Maximize Your Stock Investments with Effective Put Options Tactics

Investors often seek strategies to protect their stock holdings and enhance returns. One effective method is using put options, which can serve as insurance or a profit tool in various market conditions. Understanding how to utilize put options can help investors manage risk and optimize their investment portfolios.

What Are Put Options?

A put option is a financial contract that gives the holder the right, but not the obligation, to sell a specific stock at a predetermined price within a certain timeframe. Investors buy put options to hedge against potential declines in stock prices or to speculate on downward movements.

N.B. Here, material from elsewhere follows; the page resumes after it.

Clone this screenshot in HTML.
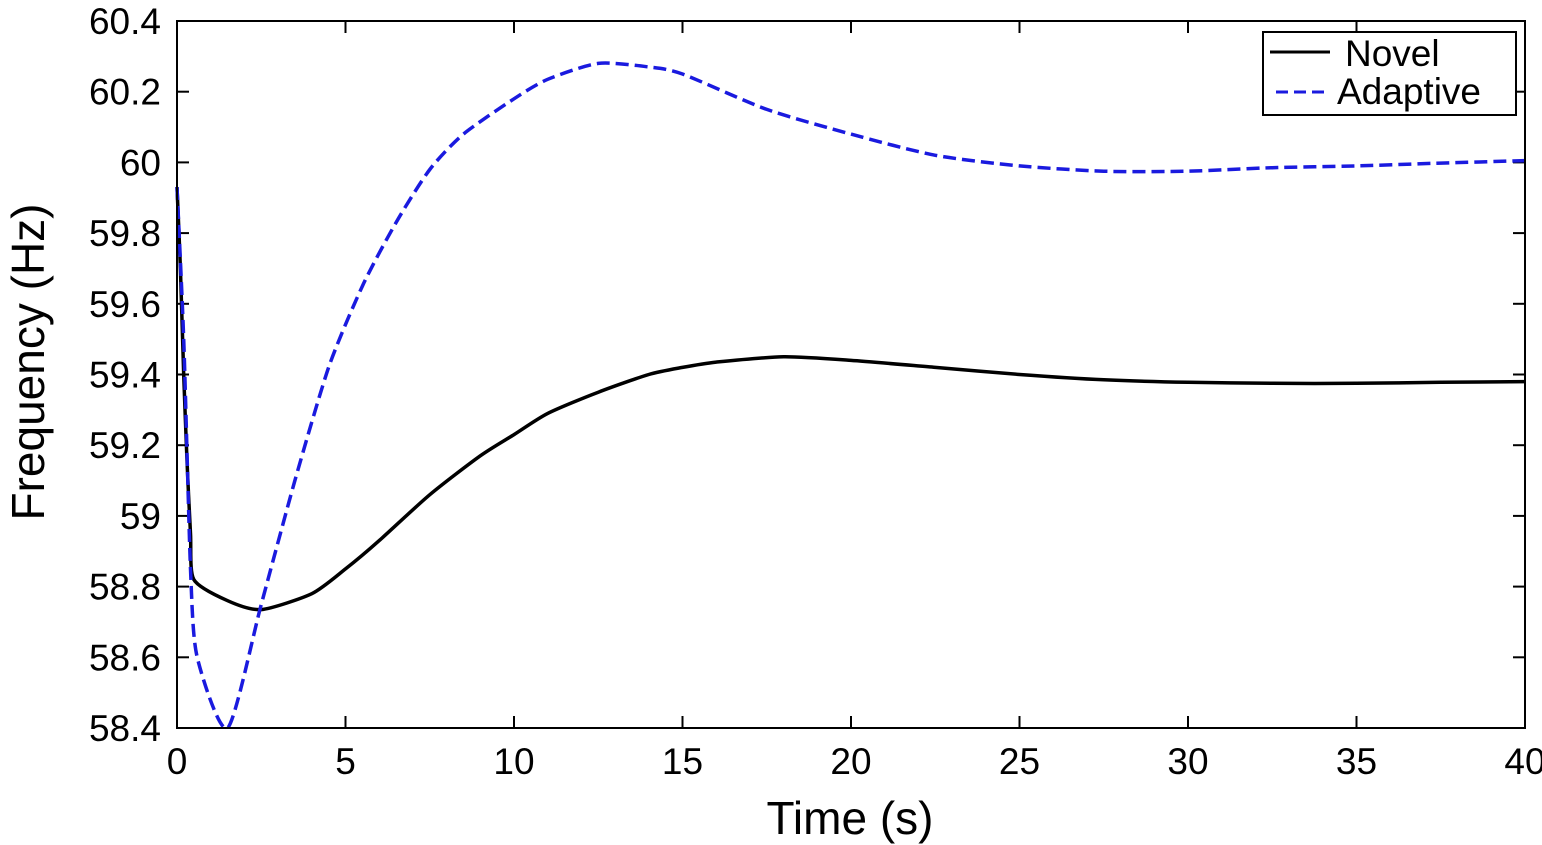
<!DOCTYPE html>
<html><head><meta charset="utf-8"><style>
html,body{margin:0;padding:0;background:#fff;}
svg{display:block;font-family:"Liberation Sans",Arial,sans-serif;}
</style></head><body>
<svg id="chart" width="1542" height="845" viewBox="0 0 1542 845">
<g id="grid-ticks"></g>
<g id="lines"></g>
<rect x="177" y="21" width="1348" height="707" fill="none" stroke="#000" stroke-width="2"/>
<g id="labels"></g>
<text x="850" y="834" font-size="46" text-anchor="middle">Time (s)</text>
<text transform="translate(44,362) rotate(-90)" font-size="46" text-anchor="middle">Frequency (Hz)</text>
<g>
<rect x="1263" y="32" width="253" height="83" fill="#fff" stroke="#000" stroke-width="2"/>
<line x1="1270" y1="52" x2="1330" y2="52" stroke="#000" stroke-width="3"/>
<text x="1345" y="66" font-size="37">Novel</text>
<line x1="1276" y1="92" x2="1330" y2="92" stroke="#1a1adf" stroke-width="3" stroke-dasharray="12,6"/>
<text x="1337" y="104" font-size="37">Adaptive</text>
</g>
</svg>
<script>
const xTicks = [0,5,10,15,20,25,30,35,40];
const yTicks = [58.4,58.6,58.8,59,59.2,59.4,59.6,59.8,60,60.2,60.4];
const yTickLabels = ["58.4","58.6","58.8","59","59.2","59.4","59.6","59.8","60","60.2","60.4"];
const novelT = [0,0.1,0.2,0.3,0.4,0.5,1.5,2.5,4,5,6,7.5,9,10,11,12.5,14,15,16,18,20,22.5,25,27.5,30,32.5,35,37.5,40];
const novelF = [59.93,59.7,59.4,59.15,58.95,58.82,58.76,58.735,58.78,58.85,58.93,59.06,59.17,59.23,59.29,59.35,59.40,59.42,59.435,59.45,59.44,59.42,59.40,59.385,59.378,59.375,59.375,59.378,59.38];
const adaptT = [0,0.2,0.4,0.6,1.5,2.5,3.5,4.5,5.5,6.5,7.5,8.5,10,11,12.5,14,15,17.5,20,22.5,25,27.5,30,32.5,35,37.5,40];
const adaptF = [59.93,59.5,58.85,58.6,58.4,58.75,59.1,59.42,59.65,59.83,59.98,60.08,60.18,60.235,60.28,60.27,60.25,60.15,60.08,60.02,59.99,59.975,59.975,59.985,59.99,59.998,60.005];

const X0=177,X1=1525,Y0=728,Y1=21;
const xs=t=>X0+(t-0)/(40-0)*(X1-X0);
const ys=v=>Y0-(v-58.4)/(60.4-58.4)*(Y0-Y1);
const NS="http://www.w3.org/2000/svg";
const tg=document.getElementById('grid-ticks'), lg=document.getElementById('labels'), ln=document.getElementById('lines');
function mk(tag,attrs,parent){const e=document.createElementNS(NS,tag);for(const k in attrs)e.setAttribute(k,attrs[k]);parent.appendChild(e);return e;}
xTicks.forEach(t=>{
  const x=xs(t);
  const a=mk('line',{x1:x,y1:Y0,x2:x,y2:Y0-12,stroke:'#000','stroke-width':2},tg);
  
  
  const b=mk('line',{x1:x,y1:Y1,x2:x,y2:Y1+12,stroke:'#000','stroke-width':2},tg);
  
  
  const l=mk('text',{x:x,y:774,'font-size':37,'text-anchor':'middle'},lg);
  l.textContent=String(t);
  
  
});
yTicks.forEach((v,i)=>{
  const y=ys(v);
  const a=mk('line',{x1:X0,y1:y,x2:X0+12,y2:y,stroke:'#000','stroke-width':2},tg);
  
  
  const b=mk('line',{x1:X1,y1:y,x2:X1-12,y2:y,stroke:'#000','stroke-width':2},tg);
  
  
  const l=mk('text',{x:161,y:y+13,'font-size':37,'text-anchor':'end'},lg);
  l.textContent=yTickLabels[i];
  
  
});
function path(T,F){
  const P=T.map((t,i)=>[xs(t),ys(F[i])]);
  let d='M'+P[0][0].toFixed(1)+','+P[0][1].toFixed(1);
  for(let i=0;i<P.length-1;i++){
    const p0=P[Math.max(0,i-1)],p1=P[i],p2=P[i+1],p3=P[Math.min(P.length-1,i+2)];
    const k=0.12;
    const c1=[p1[0]+(p2[0]-p0[0])*k,p1[1]+(p2[1]-p0[1])*k];
    const c2=[p2[0]-(p3[0]-p1[0])*k,p2[1]-(p3[1]-p1[1])*k];
    d+=' C'+c1[0].toFixed(1)+','+c1[1].toFixed(1)+' '+c2[0].toFixed(1)+','+c2[1].toFixed(1)+' '+p2[0].toFixed(1)+','+p2[1].toFixed(1);
  }
  return d;
}
const pn=mk('path',{d:path(novelT,novelF),fill:'none',stroke:'#000','stroke-width':3.5,'stroke-linejoin':'round'},ln);


const pa=mk('path',{d:path(adaptT,adaptF),fill:'none',stroke:'#1a1adf','stroke-width':3.5,'stroke-dasharray':'13,6','stroke-linejoin':'round'},ln);


</script>
</body></html>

Strategies for Using Put Options

There are several tactics investors can employ with put options to maximize their stock investments:

  • Protective Puts: Buying put options on stocks you own to limit potential losses if the stock price drops.
  • Bear Put Spreads: Buying a put at a higher strike price and selling a put at a lower strike price to reduce costs while betting on a decline.
  • Cash-Secured Puts: Selling put options to acquire stocks at a lower price, earning premium income while waiting for favorable entry points.
  • Speculative Puts: Purchasing puts to profit from anticipated declines in stock prices without owning the underlying stock.

Risks and Considerations

While put options can be beneficial, they also carry risks. The most significant is the potential loss of the premium paid if the stock does not decline as expected. Additionally, options have expiration dates, requiring timely decisions. Investors should understand these factors before incorporating options into their strategies.